The third is seeing conditions. It's better to observe overhead than near the horizon, because near the horizon the light has to transverse a bigger portion of the atmosphere, therefore it gets more affected by turbulence and absorption. Overhead there's less atmosphere for light to transverse, so the images appear more steady and less affected by the water vapor and dust in the atmosphere (which produces some reddening).
The sky over Antartica is particularly dry, because all the water that could be in the atmosphere precipitates as snow. Moist air coming from the sea loses, if it precipitates, loses its moisture as it crosses the landmass. So you have a very dry air deep inside the continent.
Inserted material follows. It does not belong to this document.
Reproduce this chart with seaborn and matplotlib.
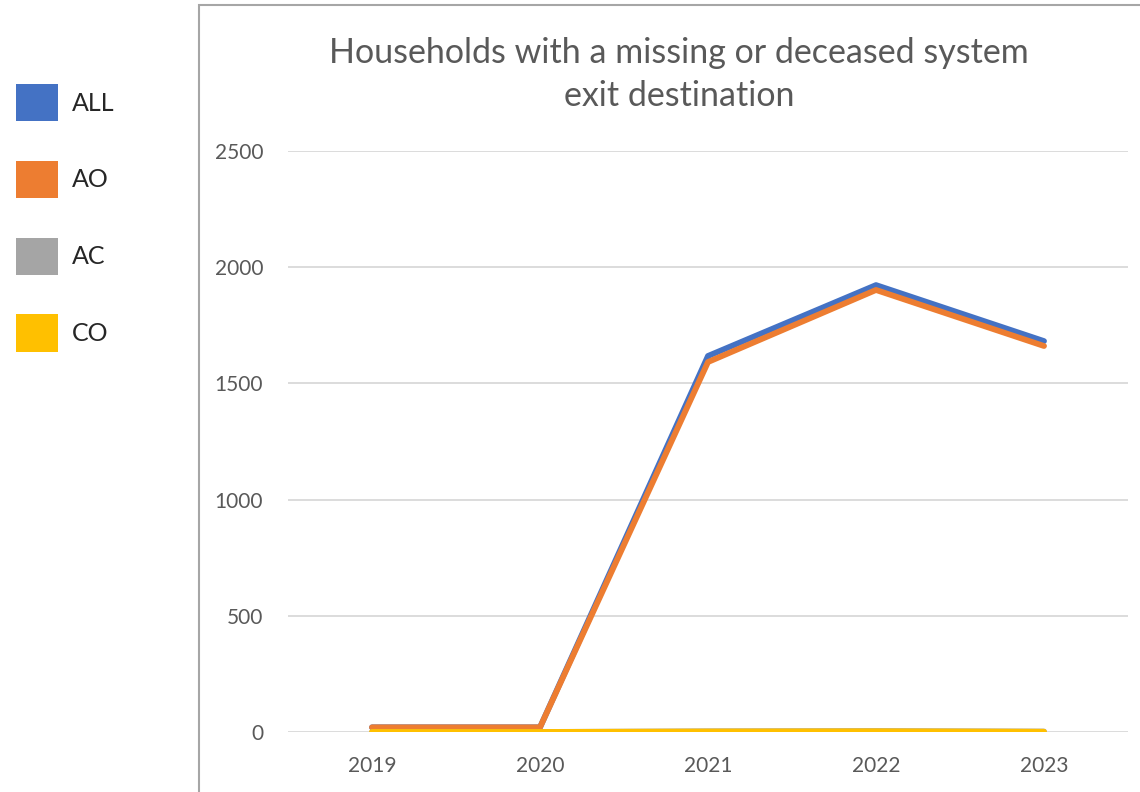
import numpy as np
import pandas as pd
import matplotlib.pyplot as plt
import seaborn as sns
from matplotlib.patches import Patch, Rectangle

years = [2019, 2020, 2021, 2022, 2023]
series_names = ["ALL", "AO", "AC", "CO"]
all_vals = [20, 20, 1618, 1923, 1682]
ao_vals = [20, 20, 1592, 1902, 1661]
ac_vals = [0, 0, 3, 4, 2]
co_vals = [0, 0, 2, 3, 1]
colors = ["#4472C4", "#ED7D31", "#A5A5A5", "#FFC000"]

df = pd.DataFrame({
    "year": years * 4,
    "value": all_vals + ao_vals + ac_vals + co_vals,
    "group": [n for n in series_names for _ in years],
})

sns.set_style("white")
plt.rcParams["font.family"] = ["Lato", "DejaVu Sans"]

fig = plt.figure(figsize=(11.4, 7.92), dpi=100)
ax = fig.add_axes([288 / 1140, 60 / 792, 840 / 1140, 581 / 792])

sns.lineplot(data=df, x="year", y="value", hue="group", hue_order=series_names,
             palette=colors, linewidth=4.2, legend=False, ax=ax,
             solid_capstyle="round", solid_joinstyle="round")

ax.set_xlim(2018.5, 2023.5)
ax.set_ylim(0, 2500)
ax.set_xticks(years)
ax.set_xticklabels([str(y) for y in years])
ax.set_yticks(range(0, 2501, 500))
ax.grid(axis="y", color="#D9D9D9", linewidth=1.3)
ax.set_axisbelow(True)
for s in ax.spines.values():
    s.set_visible(False)
ax.tick_params(axis="both", length=0, labelsize=15, labelcolor="#595959")
ax.tick_params(axis="x", pad=17)
ax.tick_params(axis="y", pad=18)
ax.set_xlabel("")
ax.set_ylabel("")

fig.text(679 / 1140, 1 - 74.5 / 792,
         "Households with a missing or deceased system\nexit destination",
         ha="center", va="center", fontsize=24.5, color="#595959", linespacing=1.45)

# chart area border
fig.add_artist(Rectangle((199 / 1140, -0.05), 1.0, 1 - 5 / 792 + 0.05,
                         transform=fig.transFigure, fill=False,
                         edgecolor="#A6A6A6", linewidth=1.5))

handles = [Patch(facecolor=c, edgecolor="none") for c in colors]
fig.legend(handles, series_names, loc="upper left", bbox_to_anchor=(16 / 1140, 1 - 84 / 792),
           frameon=False, fontsize=18, handlelength=1.7, handleheight=1.92,
           labelspacing=1.58, handletextpad=0.55, borderpad=0, borderaxespad=0)

fig.savefig("out.png", dpi=100)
In the South Pole, a different kind of telescope is being prepared as well, called a neutrino telescope. It's the "IceCube" experiment. Basically, they bury a set of "light detectors" called photomultipliers deep in the snow, covering a volume of about one cubic mile. The ice at those depths is more or less transparent. When neutrinos transverse the Earth, some of them react with matter and produce electrons or muons with very high speeds. Some of the neutrino-matter interactions may even happen reasonably near the active volume, inside the ice. Those particles, which are charged, when crossing a transparent medium at a speed greater than the speed of light in that medium (in this case, ice), produce Cherenkov radiation, which is the blue glow you see in a nuclear reactor water well. Those flashes of blue light are then measured to reconstruct the passage of those secondary muons or electrons, and from those they are able to reconstruct the trajectory and energy of the original neutrino. These are significant to investigate high-energy phenomena, either from the Sun (solar neutrinos) or from extra-galactic origins (cosmic rays). So this is a different kind of telescope, because it measures a different kind of particle (not photons, but neutrinos). I hope this makes your head spin some more.